Tuesday, February 11, 2003


Writing for the UK's The Independent, Johann Mari has an excellent article on the historical differences between European and American foriegn policies:

The commitment to supranationalism is so strong that the EU is seen as just one such body: the United Nations is another institutional layer that should facilitate dialogue and prevent war. Therefore, as Kagan explains, Europe "is moving beyond power into a self-contained world of laws and rules and transnational negotiation and co-operation". The European vision, he notes with a revealing sneer, of "a post-historical paradise of peace and relative prosperity, is the realisation of Kant's 'Perpetual Peace'." Kagan should also have pointed out that the key European value is to prevent war, at almost any cost.

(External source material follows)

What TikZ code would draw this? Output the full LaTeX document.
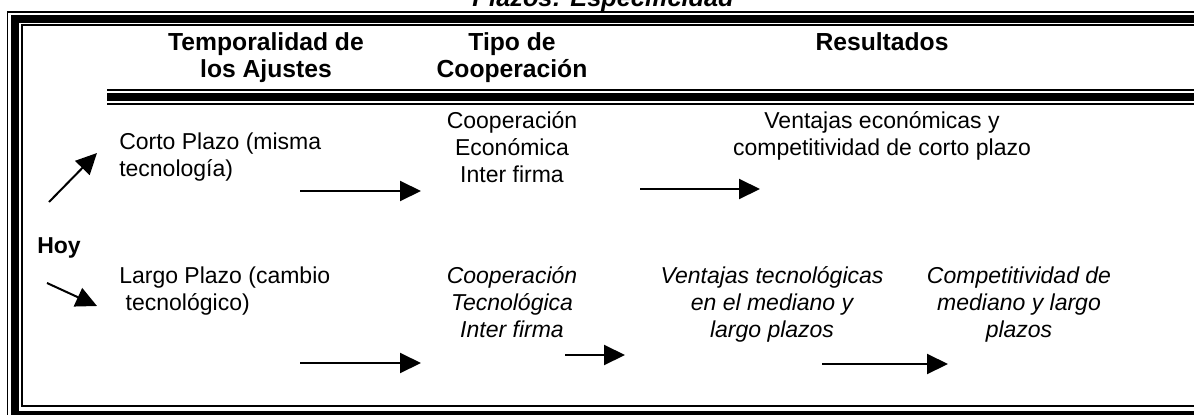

In the US, the lesson drawn from the 20th century, and indeed before then, is very different. They believe that confronting "evil" (a word used without embarrassment), even at the risk of war, pays off in the end. It is only through the threat of violence that peace and freedom can ultimately prevail. The American public overwhelmingly understands their historical narrative as one of the nation fighting bravely against evil, time and again: the British empire of George III, the Third Reich, the Soviet Union and now Islamofascism. Sometimes, they admit, this has led them into mistakes, like Vietnam, but these were mistakes made in a noble cause. The key American value (in their own self-understanding, although often not in practice) is to prevent not war but tyranny – and, crucially, threats to US security.